Unlike the magazine, however,
Edmunds.com
is a freewheeling site, focused as much on data as it is on opinions and reviews. Its phenomenally popular “Town Hall Forum” invites car owners, shoppers and enthusiasts to post their views on everything from financing to future vehicles and to volunteer to be interviewed by the media.

What
Edmunds.com
and some of its rival sites have done is bring the concept of data transparency right into the faces of the auto companies. Just about any statistic about any vehicle sold in the United States can be found on the Web, whether it is new or used. The data on Edmunds alone seems endless.

Manufacturers’ list prices are just a beginning. There are list prices and invoice prices for vehicles and features like CD players and antilock brakes. There are pages that compare everything about a vehicle across a grid that stacks it up next to its competition. Buyers can find out what vehicles are selling for within their zip code and elsewhere, allowing them to get an idea of the price they can expect to pay, a feature that Edmunds calls the True Market Value. It’s a way to figure out how deep discounts are running, and also to tell how hot a vehicle is, by determining how close to sticker price deals are ranging in their area. “In any car purchase, the biggest fear that people have is the fear of making a mistake,” said Robert Kirilko, vice president of marketing at Edmunds. “One of the things they want to do is buy a good car at a good price,” he said. To that end, customers can check out the kinds of incentives that the auto companies are offering and how they compare to what’s available on other cars. They can look up financing information, print out pictures of future vehicles, and arrange for insurance. They can also find out the kind of damage that discount lease deals, incentives, zero percent financing and other special offers are doing to the resale value of their vehicles, and figure out whether vehicles are reliable. In March 2003, Edmunds introduced a feature called the True Cost of Incentives, which showed an alarming discrepancy between import and Detroit vehicles. At that time, the site found that for every $1 that was being spent on incentives by Japanese companies, Korean companies were spending $1.15, European automakers were paying $1.67 and Detroit companies were paying $3.39.

Executives view Edmunds and other sites as a sea change. “The better informed a customer is, the worse it is for Detroit,” said Denny Clements, the Lexus general manager. “No matter what they try to say, the quality gap hasn’t narrowed. Just look at the data that you can find out there on the Web.” While disagreeing with Clements, GM’s Bob Lutz said he likes the sites for another reason: The more information a consumer has, the more GM can combat mystiques about other companies, he said.
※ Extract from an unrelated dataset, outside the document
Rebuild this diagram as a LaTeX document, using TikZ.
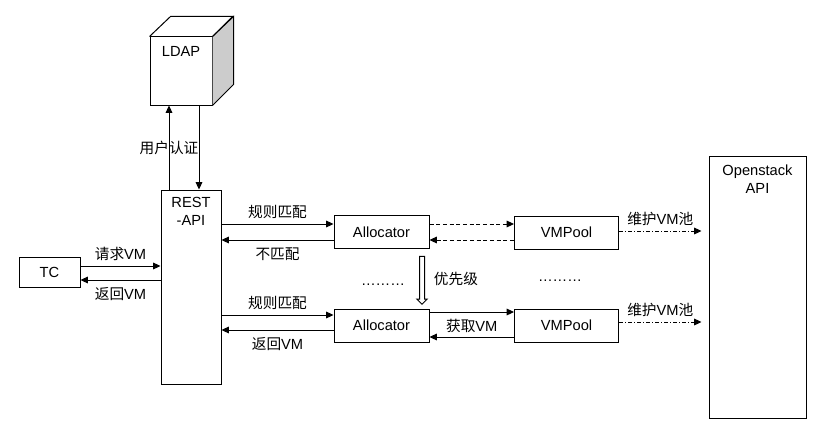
\documentclass[tikz,border=0pt]{standalone}
\usepackage{fontspec}
\setmainfont{Liberation Sans}
\newfontfamily\cjk{Noto Sans CJK SC}
\usetikzlibrary{arrows.meta,calc,shapes.arrows}

\begin{document}
\begin{tikzpicture}[x=0.75pt,y=-0.75pt,
  font=\fontsize{11}{13.5}\selectfont, line width=0.75pt,
  >={Triangle[length=5.5pt,width=5pt]},
  box/.style={draw, inner sep=0pt},
  dashline/.style={dash pattern=on 3pt off 2pt},
  dashdotline/.style={dash pattern=on 3pt off 1.5pt on 0.75pt off 1.5pt}]
\useasboundingbox (0,0) rectangle (816,428);

% boxes
\node [box, minimum width=46.5pt, minimum height=51pt] (ldap) at (181,71) {};
\fill [gray!40] (ldap.north east)--++(21,-20)--++(0,68)--(ldap.south east)--cycle;
\draw (ldap.north east)--++(21,-20)--++(0,68)--(ldap.south east);
\draw (ldap.north west)--++(21,-20)--++(62,0)--(ldap.north east);
\node (ldaptext) at ($(ldap.north)+(0,15)$) {LDAP};

\node [box, minimum width=45pt, minimum height=145.5pt] (rest) at (191,287) {};
\node [anchor=north, align=center] (resttext) at ($(rest.north)+(0,3)$) {REST\\-API};
\node [box, minimum width=45.75pt, minimum height=22.5pt] (tc) at (49.5,272) {TC};
\node [box, minimum width=71.25pt, minimum height=24.75pt] (alloc1) at (381.5,232) {Allocator};
\node [box, minimum width=71.25pt, minimum height=24.75pt] (alloc2) at (381.5,325.5) {Allocator};
\node [box, minimum width=78pt, minimum height=24.75pt] (pool1) at (566.5,232.5) {VMPool};
\node [box, minimum width=78pt, minimum height=24.75pt] (pool2) at (566.5,325.5) {VMPool};
\node [box, minimum width=72.75pt, minimum height=196.5pt] (os) at (757.5,287) {};
\node [anchor=north, align=center] (ostext) at ($(os.north)+(0,4)$) {Openstack\\API};

% LDAP
\coordinate (auth) at ($(rest.north)+(-22,0)$);
\coordinate (back) at ($(ldap.south)+(18,0)$);
\draw [->] (auth) -- node {\cjk 用户认证} (auth |- ldap.south);
\draw [->] (back) -- (back |- rest.north);

% TC
\draw [->] ($(tc.east)+(0,-6)$) -- node [above] {{\cjk 请求}VM} ($(tc.east -| rest.west)+(0,-6)$);
\draw [<-] ($(tc.east)+(0,8)$) -- node [below=2pt] {{\cjk 返回}VM} ($(tc.east -| rest.west)+(0,8)$);

% first allocator
\draw [->] ($(alloc1.west -| rest.east)+(0,-8)$) -- node [above] {\cjk 规则匹配} ($(alloc1.west)+(0,-8)$);
\draw [<-] ($(alloc1.west -| rest.east)+(0,8)$) -- node [below=2pt] {\cjk 不匹配} ($(alloc1.west)+(0,8)$);
\draw [dashline, ->] ($(alloc1.east)+(0,-8)$) -- ($(alloc1.east -| pool1.west)+(0,-8)$);
\draw [dashline, <-] ($(alloc1.east)+(0,8)$) -- ($(alloc1.east -| pool1.west)+(0,8)$);

% priority
\node [draw, single arrow, shape border rotate=270, inner sep=1.5pt, minimum height=36pt,
  single arrow head extend=2pt, single arrow head indent=0pt] (prio) at (422,279) {};
\node [anchor=west] (priotext) at ($(prio.east)+(4,0)$) {\cjk 优先级};
\node (dots1) at (383,285) {………};
\node (dots2) at (560,281) {………};

% second allocator
\draw [->] ($(alloc2.west -| rest.east)+(0,-10.5)$) -- node [above] {\cjk 规则匹配} ($(alloc2.west)+(0,-10.5)$);
\draw [<-] ($(alloc2.west -| rest.east)+(0,4.5)$) -- node [below=2pt] {{\cjk 返回}VM} ($(alloc2.west)+(0,4.5)$);
\draw [->] ($(alloc2.east)+(0,-13.5)$) -- node [below=2pt] {{\cjk 获取}VM} ($(alloc2.east -| pool2.west)+(0,-13.5)$);
\draw [<-] ($(alloc2.east)+(0,11.5)$) -- ($(alloc2.east -| pool2.west)+(0,11.5)$);

% openstack
\coordinate (os1) at ($(pool1.east -| os.west)+(-7,-1.5)$);
\coordinate (os2) at ($(pool2.east -| os.west)+(-7,-3.5)$);
\draw [dashdotline, ->] ($(pool1.east)+(0,-1.5)$) -- node [above] {{\cjk 维护}VM{\cjk 池}} (os1);
\draw [dashdotline, ->] ($(pool2.east)+(0,-3.5)$) -- node [above] {{\cjk 维护}VM{\cjk 池}} (os2);
\end{tikzpicture}
\end{document}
But the flood of information is taking a key element out of the car-buying process: raw emotion. Detroit has long operated on one basic premise, which was that in the end, people bought cars that stirred them inside. That perception still lingers today, and it helps to explain why Detroit companies still place so much emphasis on niche vehicles, like sports cars, as proof of their expertise. In the world of Detroit, which is so relentlessly male in focus, people buy cars because they are sexy and exciting. It is a
Maxim
magazine approach whose validity is fast being eroded by imports.